[Entries with chart source code]
* START *
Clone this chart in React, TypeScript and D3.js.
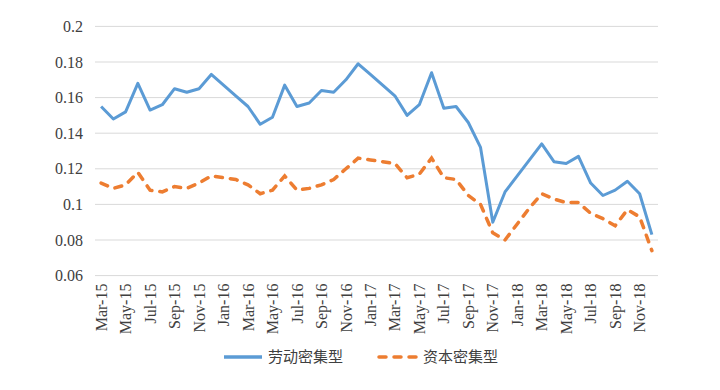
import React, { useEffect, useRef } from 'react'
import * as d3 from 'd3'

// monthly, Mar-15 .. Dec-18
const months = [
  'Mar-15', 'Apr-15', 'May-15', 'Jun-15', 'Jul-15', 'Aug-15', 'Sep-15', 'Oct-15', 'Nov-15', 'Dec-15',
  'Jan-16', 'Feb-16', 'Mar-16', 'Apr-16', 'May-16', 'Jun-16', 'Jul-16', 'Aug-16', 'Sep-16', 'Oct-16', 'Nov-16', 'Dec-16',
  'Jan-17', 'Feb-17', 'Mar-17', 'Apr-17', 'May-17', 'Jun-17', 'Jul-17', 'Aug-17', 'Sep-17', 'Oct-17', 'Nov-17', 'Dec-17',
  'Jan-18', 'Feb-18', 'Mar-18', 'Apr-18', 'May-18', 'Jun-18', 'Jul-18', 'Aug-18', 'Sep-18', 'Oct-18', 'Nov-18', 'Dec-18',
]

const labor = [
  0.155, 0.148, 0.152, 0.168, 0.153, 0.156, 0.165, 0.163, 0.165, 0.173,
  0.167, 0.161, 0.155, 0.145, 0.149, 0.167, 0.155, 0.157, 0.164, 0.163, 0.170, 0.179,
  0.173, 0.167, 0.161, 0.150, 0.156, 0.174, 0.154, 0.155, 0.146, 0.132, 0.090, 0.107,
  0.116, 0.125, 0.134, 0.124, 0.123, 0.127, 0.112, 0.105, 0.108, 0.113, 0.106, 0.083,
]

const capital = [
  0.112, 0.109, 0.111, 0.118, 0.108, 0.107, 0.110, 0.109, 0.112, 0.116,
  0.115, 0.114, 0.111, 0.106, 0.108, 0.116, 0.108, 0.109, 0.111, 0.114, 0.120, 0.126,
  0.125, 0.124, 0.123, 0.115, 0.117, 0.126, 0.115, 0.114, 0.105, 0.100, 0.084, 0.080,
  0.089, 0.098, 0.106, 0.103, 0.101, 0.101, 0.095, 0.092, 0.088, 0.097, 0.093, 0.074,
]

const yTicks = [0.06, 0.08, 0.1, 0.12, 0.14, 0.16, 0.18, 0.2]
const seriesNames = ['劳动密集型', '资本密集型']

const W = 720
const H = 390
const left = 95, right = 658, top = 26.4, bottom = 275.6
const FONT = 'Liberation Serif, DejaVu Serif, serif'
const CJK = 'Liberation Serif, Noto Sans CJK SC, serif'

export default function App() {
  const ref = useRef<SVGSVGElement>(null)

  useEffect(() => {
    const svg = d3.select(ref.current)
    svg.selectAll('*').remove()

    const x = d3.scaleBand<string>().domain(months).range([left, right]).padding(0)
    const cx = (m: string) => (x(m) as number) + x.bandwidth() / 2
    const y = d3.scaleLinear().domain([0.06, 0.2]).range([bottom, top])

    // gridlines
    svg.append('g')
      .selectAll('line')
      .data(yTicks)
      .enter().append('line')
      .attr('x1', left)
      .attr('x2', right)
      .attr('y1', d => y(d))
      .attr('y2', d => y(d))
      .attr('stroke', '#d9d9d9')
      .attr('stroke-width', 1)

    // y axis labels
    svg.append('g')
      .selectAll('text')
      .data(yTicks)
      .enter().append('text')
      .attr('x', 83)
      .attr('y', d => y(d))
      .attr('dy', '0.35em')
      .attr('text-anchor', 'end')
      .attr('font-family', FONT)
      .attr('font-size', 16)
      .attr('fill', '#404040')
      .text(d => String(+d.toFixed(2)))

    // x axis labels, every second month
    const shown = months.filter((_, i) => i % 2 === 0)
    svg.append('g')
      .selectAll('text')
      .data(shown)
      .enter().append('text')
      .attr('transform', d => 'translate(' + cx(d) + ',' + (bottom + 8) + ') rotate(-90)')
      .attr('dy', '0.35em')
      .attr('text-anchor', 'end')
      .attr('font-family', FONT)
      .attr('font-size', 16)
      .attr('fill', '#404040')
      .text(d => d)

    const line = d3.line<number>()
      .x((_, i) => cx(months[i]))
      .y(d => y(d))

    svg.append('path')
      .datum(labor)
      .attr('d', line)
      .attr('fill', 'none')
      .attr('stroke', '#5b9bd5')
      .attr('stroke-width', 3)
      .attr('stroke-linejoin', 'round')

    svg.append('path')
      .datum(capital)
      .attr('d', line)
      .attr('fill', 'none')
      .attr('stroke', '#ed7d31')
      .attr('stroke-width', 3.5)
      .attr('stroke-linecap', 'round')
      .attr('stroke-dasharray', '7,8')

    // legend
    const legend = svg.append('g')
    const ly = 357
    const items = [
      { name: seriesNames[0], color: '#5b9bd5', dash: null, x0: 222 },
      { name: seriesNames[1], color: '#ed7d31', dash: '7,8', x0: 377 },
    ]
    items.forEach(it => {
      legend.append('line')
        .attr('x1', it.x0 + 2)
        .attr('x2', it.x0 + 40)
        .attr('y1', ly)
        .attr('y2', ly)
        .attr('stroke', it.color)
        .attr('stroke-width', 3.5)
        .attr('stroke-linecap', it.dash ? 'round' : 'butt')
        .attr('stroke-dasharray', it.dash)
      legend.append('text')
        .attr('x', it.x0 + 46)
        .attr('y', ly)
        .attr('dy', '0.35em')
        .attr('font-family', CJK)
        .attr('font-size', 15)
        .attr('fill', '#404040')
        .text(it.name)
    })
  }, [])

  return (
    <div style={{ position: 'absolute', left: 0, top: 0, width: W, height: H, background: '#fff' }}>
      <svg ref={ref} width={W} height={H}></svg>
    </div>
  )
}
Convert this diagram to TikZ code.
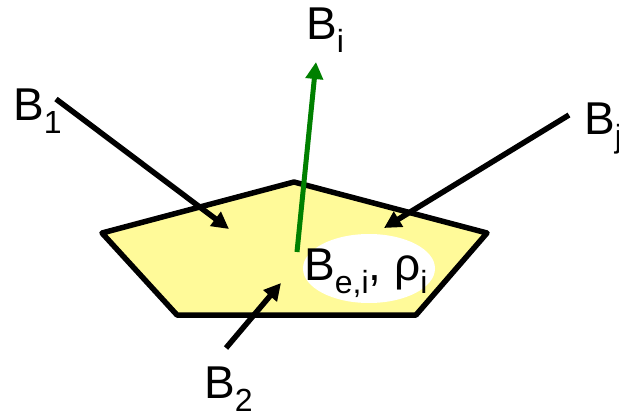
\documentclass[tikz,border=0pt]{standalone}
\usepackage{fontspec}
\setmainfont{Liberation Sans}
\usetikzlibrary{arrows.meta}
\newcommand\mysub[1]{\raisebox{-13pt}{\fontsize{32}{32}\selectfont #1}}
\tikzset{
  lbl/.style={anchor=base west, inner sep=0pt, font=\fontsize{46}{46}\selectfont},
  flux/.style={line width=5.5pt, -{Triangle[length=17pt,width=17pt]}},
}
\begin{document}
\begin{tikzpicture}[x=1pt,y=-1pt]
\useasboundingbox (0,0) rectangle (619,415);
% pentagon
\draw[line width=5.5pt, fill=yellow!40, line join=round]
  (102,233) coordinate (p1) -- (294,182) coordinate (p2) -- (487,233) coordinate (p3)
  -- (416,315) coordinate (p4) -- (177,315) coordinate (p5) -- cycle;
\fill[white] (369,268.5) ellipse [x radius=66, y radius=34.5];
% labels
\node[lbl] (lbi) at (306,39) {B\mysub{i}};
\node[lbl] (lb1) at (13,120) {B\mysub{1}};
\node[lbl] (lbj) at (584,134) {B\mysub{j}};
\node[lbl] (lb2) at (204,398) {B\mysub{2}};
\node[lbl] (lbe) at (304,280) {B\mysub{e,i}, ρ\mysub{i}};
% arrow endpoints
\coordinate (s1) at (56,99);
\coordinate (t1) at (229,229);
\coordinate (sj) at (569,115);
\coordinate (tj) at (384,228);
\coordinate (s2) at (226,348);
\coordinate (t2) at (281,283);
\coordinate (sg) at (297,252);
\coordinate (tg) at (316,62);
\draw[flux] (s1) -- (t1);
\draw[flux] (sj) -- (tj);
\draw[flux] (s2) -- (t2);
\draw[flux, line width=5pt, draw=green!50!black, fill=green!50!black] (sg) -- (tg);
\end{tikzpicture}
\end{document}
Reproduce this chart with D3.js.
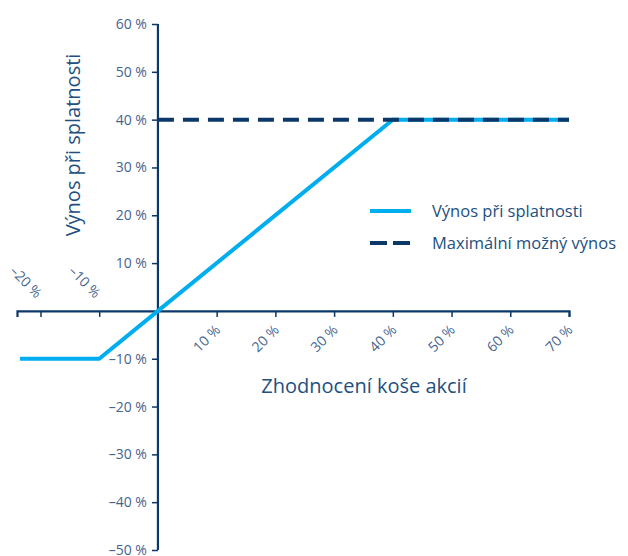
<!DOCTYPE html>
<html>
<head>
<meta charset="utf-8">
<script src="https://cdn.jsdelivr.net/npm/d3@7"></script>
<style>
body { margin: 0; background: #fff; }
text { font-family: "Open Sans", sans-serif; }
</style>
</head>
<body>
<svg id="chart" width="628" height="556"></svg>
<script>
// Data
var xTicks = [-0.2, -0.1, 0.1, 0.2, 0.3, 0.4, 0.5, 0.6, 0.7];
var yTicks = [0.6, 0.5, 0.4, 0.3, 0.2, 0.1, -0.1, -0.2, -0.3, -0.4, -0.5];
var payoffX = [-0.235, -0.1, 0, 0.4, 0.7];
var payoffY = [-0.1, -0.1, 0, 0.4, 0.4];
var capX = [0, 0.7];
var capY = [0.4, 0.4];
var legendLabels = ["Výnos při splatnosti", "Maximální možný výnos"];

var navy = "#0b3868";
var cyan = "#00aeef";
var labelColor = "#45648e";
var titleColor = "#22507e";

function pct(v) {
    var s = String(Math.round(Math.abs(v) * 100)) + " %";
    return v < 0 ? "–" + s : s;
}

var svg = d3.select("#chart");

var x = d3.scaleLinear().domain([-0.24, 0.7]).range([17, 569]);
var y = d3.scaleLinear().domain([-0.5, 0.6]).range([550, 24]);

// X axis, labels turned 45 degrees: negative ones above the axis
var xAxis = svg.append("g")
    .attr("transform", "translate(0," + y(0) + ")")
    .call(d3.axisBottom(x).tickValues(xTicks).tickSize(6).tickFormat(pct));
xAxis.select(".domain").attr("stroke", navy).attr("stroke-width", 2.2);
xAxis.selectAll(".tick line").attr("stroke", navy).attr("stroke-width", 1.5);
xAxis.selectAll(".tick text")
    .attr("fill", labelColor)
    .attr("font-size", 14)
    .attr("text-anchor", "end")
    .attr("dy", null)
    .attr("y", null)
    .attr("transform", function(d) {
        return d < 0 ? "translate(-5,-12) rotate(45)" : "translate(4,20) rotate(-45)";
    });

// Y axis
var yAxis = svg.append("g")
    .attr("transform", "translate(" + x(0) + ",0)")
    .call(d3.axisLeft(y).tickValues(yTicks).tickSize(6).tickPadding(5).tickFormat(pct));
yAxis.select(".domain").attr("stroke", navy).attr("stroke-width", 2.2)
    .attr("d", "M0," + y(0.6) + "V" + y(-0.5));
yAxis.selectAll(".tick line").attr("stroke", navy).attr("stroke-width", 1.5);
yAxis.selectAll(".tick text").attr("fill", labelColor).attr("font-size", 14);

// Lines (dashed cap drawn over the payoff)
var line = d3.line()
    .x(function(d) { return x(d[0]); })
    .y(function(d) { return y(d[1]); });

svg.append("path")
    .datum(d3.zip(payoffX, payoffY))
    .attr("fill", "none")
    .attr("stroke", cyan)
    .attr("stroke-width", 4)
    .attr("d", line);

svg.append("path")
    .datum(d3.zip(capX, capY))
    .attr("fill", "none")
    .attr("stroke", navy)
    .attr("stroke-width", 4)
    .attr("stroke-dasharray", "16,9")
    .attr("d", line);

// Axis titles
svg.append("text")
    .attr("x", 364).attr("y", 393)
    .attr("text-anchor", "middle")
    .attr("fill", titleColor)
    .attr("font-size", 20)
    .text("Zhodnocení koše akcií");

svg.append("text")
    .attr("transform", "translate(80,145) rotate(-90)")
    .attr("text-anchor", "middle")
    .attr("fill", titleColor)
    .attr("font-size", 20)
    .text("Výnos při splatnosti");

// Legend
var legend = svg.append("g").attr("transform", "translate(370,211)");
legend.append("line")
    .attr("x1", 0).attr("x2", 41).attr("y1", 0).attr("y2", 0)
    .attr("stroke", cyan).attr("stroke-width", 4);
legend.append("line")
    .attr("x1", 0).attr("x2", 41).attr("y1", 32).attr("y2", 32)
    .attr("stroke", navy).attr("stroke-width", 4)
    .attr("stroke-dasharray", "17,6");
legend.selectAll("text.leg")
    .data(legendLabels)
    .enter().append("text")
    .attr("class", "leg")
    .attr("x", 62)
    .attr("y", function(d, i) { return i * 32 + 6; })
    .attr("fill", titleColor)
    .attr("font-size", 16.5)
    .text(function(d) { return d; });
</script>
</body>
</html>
* END *
→ **EXERCISE OBJECTIVE**: Write out an exact copy of the listing, first line through the line containing "import * as d3 from 'd3'", with the pictures left out.

→ **RESULT FOR THIS EXERCISE**:
Clone this chart in React, TypeScript and D3.js.
import React, { useEffect, useRef } from 'react'
import * as d3 from 'd3'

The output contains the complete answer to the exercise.